Typical corrective actions

  • Complete and update an enterprise-wide security risk analysis and risk management plan.
  • Revise Privacy, Security, and Breach Notification policies; strengthen access controls, auditing, and authentication; and encrypt data at rest and in transit.
  • Retrain workforce, apply appropriate sanctions, and tighten vendor oversight and BAAs.
  • Improve incident response: playbooks, tabletop exercises, contact verification, and notification readiness.

Penalty tiers and factors

Civil Monetary Penalties fall into four tiers tied to culpability: no knowledge despite reasonable diligence, reasonable cause, willful neglect corrected within 30 days, and willful neglect not corrected. OCR calibrates penalties by considering the violation’s nature, the number of individuals affected, the sensitivity of PHI, harm caused, history of noncompliance, efforts to mitigate, and the entity’s financial resources.

Conclusion

If HIPAA rights are violated, organizations must act fast: investigate, perform the risk assessment, notify affected individuals and OCR within the required timelines, and implement durable corrective actions. Individuals can seek help from OCR within 180 days, and OCR’s HIPAA Compliance Enforcement ranges from technical assistance to Civil Monetary Penalties, with a six-year civil statute of limitations. Strong, well-documented compliance is the best protection.

FAQs

What steps should an individual take if their HIPAA rights are violated?
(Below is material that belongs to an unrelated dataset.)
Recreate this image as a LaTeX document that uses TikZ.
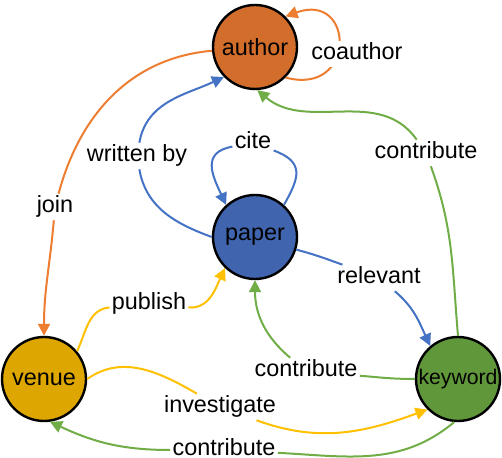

Write down what happened and when, request a copy of the provider’s or plan’s notice of privacy practices, and file a complaint with the provider/plan privacy officer and the Office for Civil Rights within 180 days of when you knew of the incident. Include dates, who was involved, what PHI was affected, and any harm experienced.

How long does OCR take to investigate a HIPAA complaint?

Timeframes vary. Some complaints close within a few months with technical assistance, while complex breaches or systemic issues can take a year or more, especially if a Corrective Action Plan with reporting obligations is required.

When must a breach be reported to OCR?

For breaches affecting 500 or more individuals, report without unreasonable delay and no later than 60 days after discovery. For fewer than 500 individuals, record and report to OCR no later than 60 days after the end of the calendar year in which the breach was discovered (for example, by March 1, 2026, for breaches discovered in 2025).

Can penalties be imposed years after a HIPAA violation occurred?

Yes. OCR generally has six years from the date of the violation to impose Civil Monetary Penalties. That enforcement window is separate from the individual’s 180-day complaint filing period.